O sociólogo Julio Jacobo Waiselfisz, autor do Mapa da Violência e ex-diretor de Pesquisa do Instituto Sangari, acredita que a situação da violência no Brasil é a de pandemia.
“A epidemia é um surto eventual, a pandemia é um problema estrutural e
mais difícil de cuidar. A violência entre nós está incorporada”,
destacou o sociólogo que já foi coordenador de Pesquisa e Avaliação da
Organização das Nações Unidas para a Educação, a Ciência e a Cultura
(Unesco) no Brasil.
Há quase uma década e meia fazendo mapas da violência no Brasil, o
sociólogo avalia que a identificação do brasileiro como “homem cordial”
não se sustenta pelos dados estatísticos. “A sociedade brasileira é tão
violenta quanto qualquer outra latino-americana”, diz, contrariando a
interpretação mais usual do termo cunhado pelo historiador Sérgio
Buarque de Hollanda (morto em 1982).
No livro Raízes do Brasil (de 1936), considerado clássico das
ciências sociais no Brasil, Sérgio Buarque cria o conceito de
cordialidade.

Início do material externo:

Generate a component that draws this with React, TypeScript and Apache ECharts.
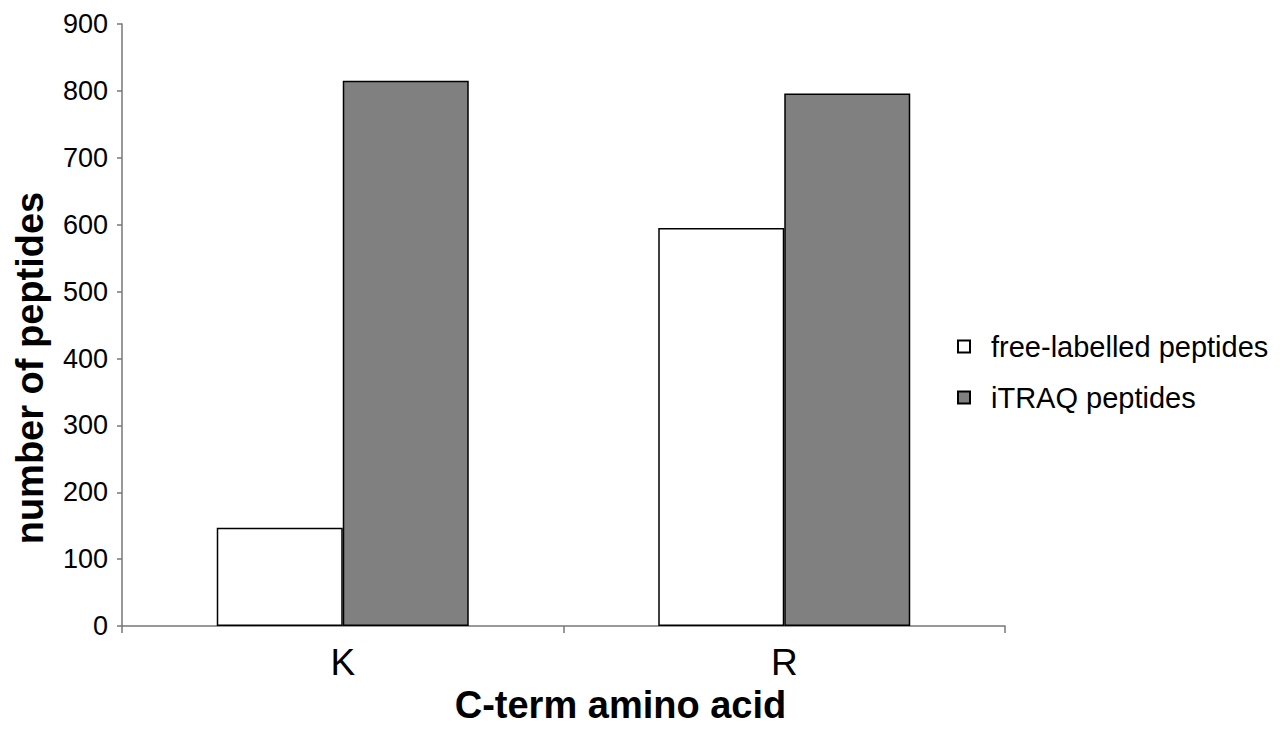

O termo, no entanto, é erroneamente usado no senso comum
como sinônimo de gentileza e solidariedade – padrões que não são
identificados nos dados avaliados no Mapa da Violência, elaborado há 14 anos por Jacobo.
“Há, no Brasil e em outros países vizinhos, uma cultura de
desvalorização da vida do próximo. Em países de outros continentes, os
conflitos são resolvidos com negociação”, compara o sociólogo, que é
argentino.
A origem do “homem cordial” está ligada à ideia daquele que se deixa
levar pela emoção em detrimento da razão – tipologia contrária à da
ética protestante de alguns países europeus, também estudada pelo
historiador - catálogo do arquivo de Sérgio Buarque está disponível online
na Universidade Estadual de Campinas. O padrão de violência, revelado
pelas pesquisas anuais de Jacobo, se aproxima mais desse sentido.
Para Jacobo, o elemento cultural formador do povo brasileiro juntamente
com a grande circulação de armas de fogo no Brasil são “uma mistura
explosiva”. Ele lembra que “a arma de fogo foi inventada para matar ou
ferir” e que, no país, “o Estado perdeu há muito tempo o monopólio da
violência”, em referência ao uso da força exclusivamente pela polícia e
pelas Forças Armadas.
Segundo o pesquisador, “o aparelho privado da violência” envolve
desde as firmas de segurança legalizadas, pagas por quem “vive sob
temor”, até as milícias que atuam de forma paralela ao Poder Público em
comunidades desassistidas pelo Estado, passando pela prática de “bicos”
nas horas de folga dos policiais e pela corrupção de agentes públicos.
“Não se chega a isso sem a cooptação irregular”, destaca.
Os estudos de Jacobo estão disponíveis no portal Domínio Público do Ministério da Educação. A última pesquisa do sociólogo, Novos Padrões da Violência Homicida no Brasil, também está disponível na internet.